Many use cases for insight generated in orbit require the integration and calibration of raw data from multiple instruments and vantage-points – a future vision sometimes referred to as ‘hybrid observation’. Such a capability would be a foundational requirement in the processing chain for rapid follow-up observations especially when we need to estimate quantitative variables (e.g. soil moisture or water pollutants). While this is normal practice on the ground, preparation of data to create Analysis Ready Data (ARD) products is laborious and time consuming, with ARD being calibrated and georeferenced before being integrated into machine learning (ML) pipelines. Fortunately, machine learning can be used to calibrate data by replacing computationally expensive transformations – such as atmospheric correction – with ML emulators.

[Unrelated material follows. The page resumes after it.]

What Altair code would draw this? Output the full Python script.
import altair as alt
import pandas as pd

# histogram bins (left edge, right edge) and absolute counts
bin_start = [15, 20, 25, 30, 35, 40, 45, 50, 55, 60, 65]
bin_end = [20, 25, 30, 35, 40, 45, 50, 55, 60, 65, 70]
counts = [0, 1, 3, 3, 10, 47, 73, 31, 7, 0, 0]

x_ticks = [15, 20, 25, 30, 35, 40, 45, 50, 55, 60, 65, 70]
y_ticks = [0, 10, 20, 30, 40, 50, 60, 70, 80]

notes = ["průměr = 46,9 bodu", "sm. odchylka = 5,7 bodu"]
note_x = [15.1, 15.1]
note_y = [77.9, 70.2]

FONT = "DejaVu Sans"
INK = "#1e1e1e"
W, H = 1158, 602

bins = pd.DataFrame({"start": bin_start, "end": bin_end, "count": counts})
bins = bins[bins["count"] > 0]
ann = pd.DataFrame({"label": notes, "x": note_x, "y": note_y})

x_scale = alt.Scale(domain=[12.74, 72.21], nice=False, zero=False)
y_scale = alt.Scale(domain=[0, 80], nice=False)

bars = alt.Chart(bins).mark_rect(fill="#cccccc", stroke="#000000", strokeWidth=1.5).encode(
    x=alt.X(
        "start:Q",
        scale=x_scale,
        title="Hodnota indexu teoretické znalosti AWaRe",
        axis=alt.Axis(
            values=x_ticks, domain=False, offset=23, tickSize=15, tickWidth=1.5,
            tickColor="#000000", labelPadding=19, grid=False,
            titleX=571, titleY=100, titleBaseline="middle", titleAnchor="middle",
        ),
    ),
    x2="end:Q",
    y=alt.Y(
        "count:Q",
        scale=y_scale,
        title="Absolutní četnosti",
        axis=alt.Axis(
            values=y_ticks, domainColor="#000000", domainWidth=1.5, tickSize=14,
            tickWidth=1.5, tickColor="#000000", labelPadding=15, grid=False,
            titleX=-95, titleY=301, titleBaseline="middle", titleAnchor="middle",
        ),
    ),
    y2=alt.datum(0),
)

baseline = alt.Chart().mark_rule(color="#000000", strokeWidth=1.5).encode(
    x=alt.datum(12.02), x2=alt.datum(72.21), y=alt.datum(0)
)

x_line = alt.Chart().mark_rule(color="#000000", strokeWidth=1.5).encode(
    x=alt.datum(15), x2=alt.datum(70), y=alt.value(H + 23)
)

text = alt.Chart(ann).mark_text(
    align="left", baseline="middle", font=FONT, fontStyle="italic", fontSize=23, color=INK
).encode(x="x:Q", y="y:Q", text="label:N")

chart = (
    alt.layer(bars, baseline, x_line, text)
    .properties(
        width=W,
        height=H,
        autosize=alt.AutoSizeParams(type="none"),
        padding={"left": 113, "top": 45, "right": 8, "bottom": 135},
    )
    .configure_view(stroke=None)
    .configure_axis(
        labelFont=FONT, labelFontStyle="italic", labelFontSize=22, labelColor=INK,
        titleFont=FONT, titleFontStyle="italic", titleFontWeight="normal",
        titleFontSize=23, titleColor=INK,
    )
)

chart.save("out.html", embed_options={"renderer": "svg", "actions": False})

This activity demonstrated a Data Transformation / Auto-Calibration System (D-TACS) running on D-Orbit’s growing constellation of ION spacecraft hosting the Nebula Space Cloud processing environment in partnership with Unibap. D-TACS would allow any application connected to Nebula to use ARD data for any downstream task if needed, amplifying its value as a node for hybrid observation strategies, particularly in cases where there has been instrument drift. In particular, in the envisioned onboard processing chain, each application would trigger a desired level of preprocessing before running and the onboard cloud computing service will be in charge of orchestrating these processes to avoid duplications and maximise efficiency. Potential use cases of this capability would be onboard processing of enhanced data from the Copernicus satellites at very low latency (where ML techniques can be very efficient) and integration of data from multiple sensors while in orbit. This would expand the range of onboard use cases – in particular, verification and measurement of subtle variables characteristic of vegetation, fire risk or fuel moisture.